Hemos oído muchas
veces decir: Esto es el pan de mis hijos. Sobre todo cuando hablamos de trabajo
o de otra circunstancia donde nuestra subsistencia de ganarnos la vida está en
juego. Es evidente que pensamos en nuestra familia y hacemos todo lo que
podamos por darle y proveerle lo que necesita para una vida digna.
Pero ¿y dónde está
el pan que nos da esa Felicidad que buscamos? Y no una simple felicidad caduca
y pasajera sino la Felicidad con mayúscula. Esa Felicidad que es Eterna. Es
decir, para siempre.
En el Evangelio de
hoy, Jesús nos lo deja muy claro: En verdad, en verdad os digo: el que cree,
tiene vida eterna. Yo soy el pan de la vida. Vuestros padres comieron el maná
en el desierto y murieron; éste es el pan que baja del cielo, para que quien lo
coma no muera. Yo soy el pan vivo, bajado del cielo. Si uno come de este pan,
vivirá para siempre; y el pan que yo le voy a dar, es mi carne por la vida del
mundo».
¿Está claro? En mi
humilde opinión bastante claro. Otra cosa muy diferente es que no nos quepa ese
inmenso misterio en la cabeza. Observemos que Jesús lo sabe y nos lo advierte desde
el principio poniendo énfasis en sus Palabras: En verdad, en verdad les
digo: el que cree…
La cuestión está muy clara, se trata de fe, de creer en la Palabra de Jesús que por y con sus obras y vida, sobre todo su posterior Resurrección, da credibilidad y confianza. En muchas ocasiones he dicho que nosotros tenemos más ventajas que los mismos apóstoles que necesitaron los cincuenta días hasta Pentecostés para asegurarse y experimentar que Jesús estaba Vivo. Había Resucitado.

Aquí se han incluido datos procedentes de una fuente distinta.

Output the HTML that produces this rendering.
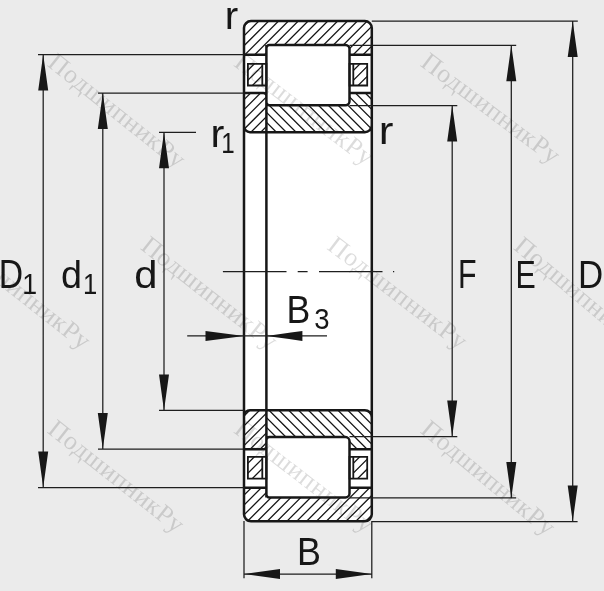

Nosotros tenemos el testimonio de esos apóstoles, mujeres y discípulos y muchos creyentes más que a lo largo de la historia de la Iglesia nos han ido dando testimonio de la Resurrección de nuestro Señor Jesús. Por tanto, la cuestión es fiarnos de la Palabra de nuestro Señor y confiar que, cuando Él lo decida, nuestra fe se fortalezca hasta el extremo de verlo claramente.